Scientific Games Dealt Losing Hand in Antitrust Case, Owes Competitors $315 Million in Damages
Posted on: August 8, 2018, 06:55h.
Last updated on: August 8, 2018, 06:55h.
Scientific Games Corp has been ordered to pay $315 million to competitors after a federal court in Chicago ruled it had launched “frivolous lawsuits” to assert “sham patents” in a bid to monopolize the market in automatic card shufflers.
The Las Vegas-based lottery and casino equipment giant said in a filing to the Securities and Exchange Commission on Tuesday that it believed the jury had “reached the wrong result” and that it would “seek review of both the finding of liability and the damages award, both before the trial court and, if necessary, on appeal.”
Damages Tripled
In 2012, three companies – Shuffle Tech, Aces Up Gaming, and Poydras-Talrick Holdings — collaborated on an automatic card-shuffler product for casinos, which was debuted that year at the Global Gaming Expo in Las Vegas.

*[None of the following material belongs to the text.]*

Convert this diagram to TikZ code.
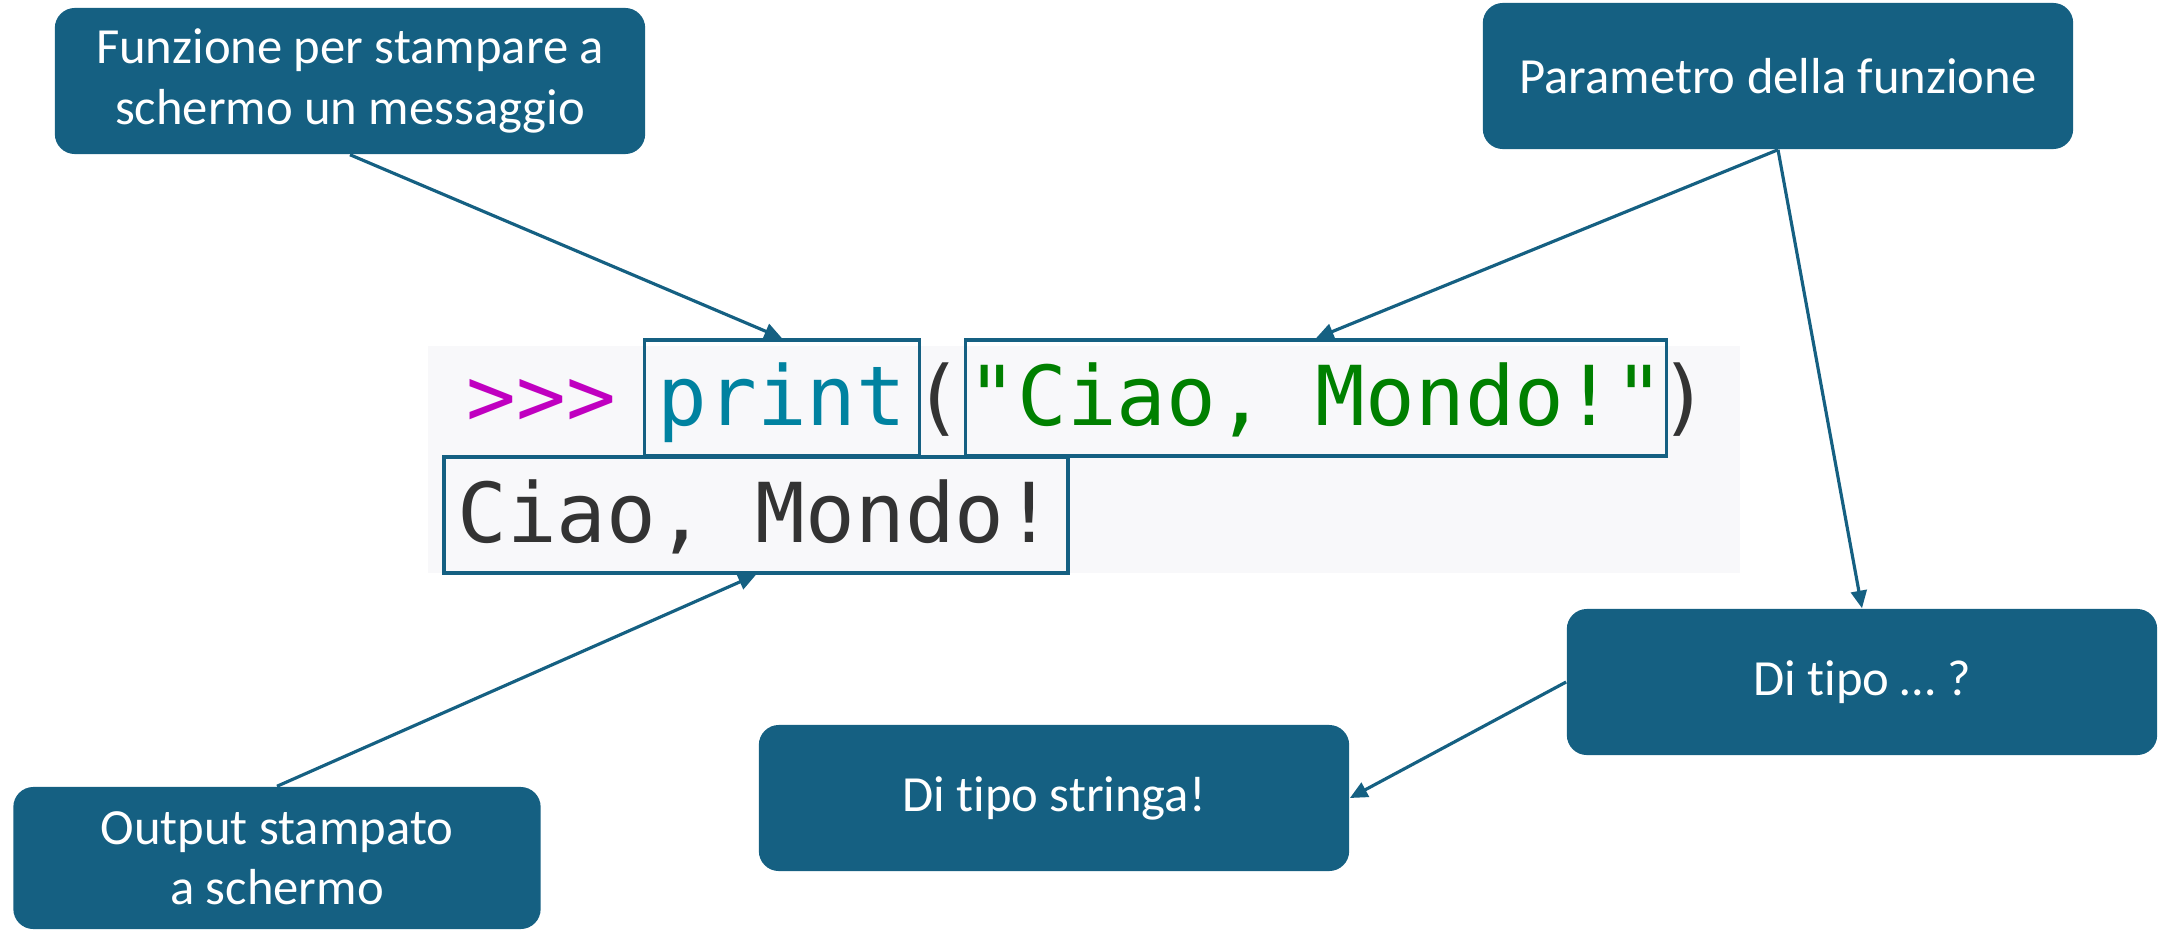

But SHFL Entertainment, previously Shuffle Master, filed a patent infringement lawsuit, alleging the companies were using its patented technology without authorization. In 2013, SHFL Entertainment was acquired for $1.3 billion by Bally Technologies, which a year later was acquired by Scientific Games for $5.1 billion.
Shuffle Tech and its collaborators were forced to take their product off the market. But in 2015, they filed an antitrust lawsuit against Scientific, claiming SHFL Entertainment knew its patents were invalid and unenforceable.
The lawsuit accused the company of misleading the patent office and of engaging in “sham patent litigation against any competitor that dared to market competitive card shufflers.”
The jury agreed on Tuesday, awarding $65 million to Shuffle Tech, $25 million to Poydras and $15 million to Aces Up, sums that were immediately tripled by the judge.
Raw Deal
“We’re quite happy, but it’s so fresh, we’re not sure what the next steps are,” said Rick Schultz, the CEO of Chicago-based Shuffle Tech, in a phone interview with CDC Gaming Reports’ Howard Stutz on Tuesday.
Being a small company, we had the ability to develop a great product, but we didn’t have the ability to compete with a large corporation with those type of resources and defend ourselves against a sham lawsuit,” Schultz said.
Schultz told Stutz that the intellectual property Shuffle Tech owned for the product was sold to another company. And while he had big ambitions to supply equipment to the casino industry, these days Shuffle Tech only makes card shufflers for the consumer market.
“We were basically put out of the gaming industry,” he said.